Editorial
As I write, the new Poet Laureate has not been named. And soundings among poets suggest that most of them see no need to have a laureate at all. The post has been held by a number of bad writers; it has caused even good writers to produce rubbish. Is there any reason why we should take it seriously?
Yet someone is going to get the job, and it will not be a scribbler; about the time you read this, you should know who he or she is. That person will have the chance to give contemporary poetry a high profile. There is no rule saying they have to write loyal odes to the Royal Family or patriotic hymns the next time Blair bombs Iraq. What they are expected to do is write public poetry (but only when they feel they can produce something worthy), and this will then appear in newspapers and be read by people who normally never pick up a poetry book. One also hopes that they wouldn’t only be interested in pushing their own work but would try to get other people’s verses into the schools, on the buses, and over the air.

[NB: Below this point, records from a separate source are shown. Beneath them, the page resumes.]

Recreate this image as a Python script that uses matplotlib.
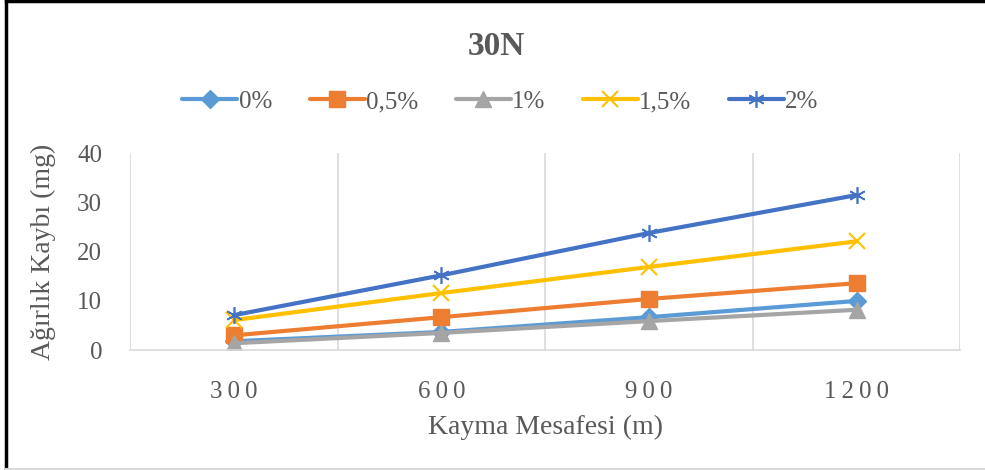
import matplotlib
matplotlib.use('Agg')
import matplotlib.pyplot as plt
from matplotlib.lines import Line2D

distances = ['300', '600', '900', '1200']
labels = ['0%', '0,5%', '1%', '1,5%', '2%']
loss_0 = [1.8, 3.7, 6.7, 10.0]
loss_05 = [3.0, 6.7, 10.4, 13.6]
loss_1 = [1.4, 3.5, 5.9, 8.2]
loss_15 = [6.1, 11.6, 16.9, 22.1]
loss_2 = [7.1, 15.2, 23.8, 31.5]

colors = ['#5B9BD5', '#ED7D31', '#A5A5A5', '#FFC000', '#4472C4']
markers = ['D', 's', '^', 'x', (6, 2, 0)]
msizes = [9, 11, 11, 11, 12]
mews = [1, 1, 1, 1.5, 1.2]

plt.rcParams['font.family'] = ['Liberation Serif', 'DejaVu Serif']
grey = '#595959'

fig = plt.figure(figsize=(9.85, 4.70), dpi=100)
ax = fig.add_axes([0.132, 0.255, 0.843, 0.419])

x = range(len(distances))
for y, lab, c, m, ms, mw in zip([loss_0, loss_05, loss_1, loss_15, loss_2],
                                labels, colors, markers, msizes, mews):
    ax.plot(x, y, color=c, lw=3, marker=m, ms=ms, mew=mw,
            mec=c, mfc=c, label=lab, solid_capstyle='round')

ax.set_xlim(-0.5, 3.5)
ax.set_ylim(0, 40)
ax.set_yticks([0, 10, 20, 30, 40])
ax.set_xticks(list(x))
# letter-spaced category labels, as in the original
ax.set_xticklabels(['\u2009'.join(d) for d in distances])
for xg in [-0.5, 0.5, 1.5, 2.5, 3.5]:
    ax.axvline(xg, color='#D9D9D9', lw=1.2, zorder=0)
for s in ['top', 'right', 'left']:
    ax.spines[s].set_visible(False)
ax.spines['bottom'].set_color('#D9D9D9')
ax.spines['bottom'].set_linewidth(1.2)
ax.tick_params(length=0, colors=grey, labelsize=18)
ax.tick_params(axis='x', pad=22)
ax.tick_params(axis='y', pad=20)

ax.set_xlabel('Kayma Mesafesi (m)', fontsize=20, color=grey, labelpad=9)
ax.set_ylabel('Ağırlık Kaybı (mg)', fontsize=20, color=grey, labelpad=15)
fig.text(0.504, 0.902, '30N', ha='center', va='center', fontsize=24,
         fontweight='bold', color=grey)

leg = fig.legend(loc='center', bbox_to_anchor=(0.508, 0.783), ncol=5,
                 frameon=False, fontsize=18, handlelength=2.2,
                 columnspacing=1.5, handletextpad=0.05)
for t in leg.get_texts():
    t.set_color(grey)

# outer frame
fig.add_artist(Line2D([0.006, 0.006], [0.0, 0.997], color='black', lw=2.5))
fig.add_artist(Line2D([0.006, 1.0], [0.997, 0.997], color='black', lw=2.5))
fig.add_artist(Line2D([0.006, 1.0], [0.002, 0.002], color='#D9D9D9', lw=1.5))

fig.savefig('out.png', dpi=100)
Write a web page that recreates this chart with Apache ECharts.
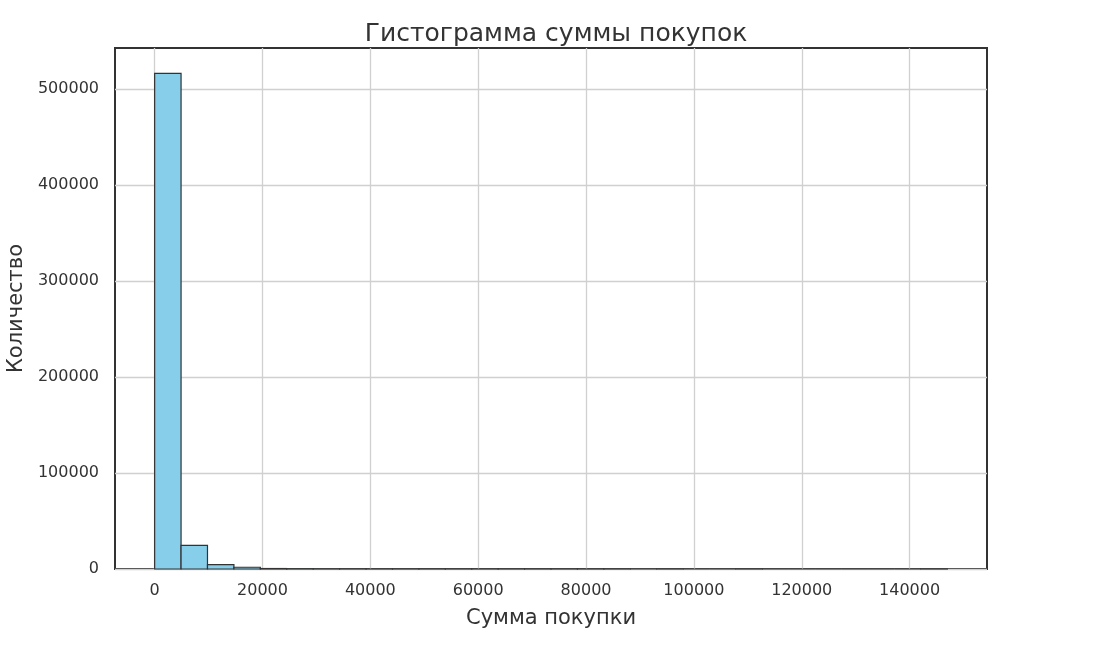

Most poetry is private, of course. But I receive quite a lot of political poetry, much of it concerned with Northern Ireland as in the work of Jim Greenhalf and Mike Jenkins. In such cases I have to consider whether printing it will help, or anyway not harm the peace process; writing is part of the way we interpret our society to ourselves and, therefore, public.
So the Laureateship should go, not to the best living poet, not even to the best poet who is prepared to take it, but to the person most able to raise the status of poetry in the English-speaking world. If it happens to be a woman, for the first time ever, that would be particularly good news.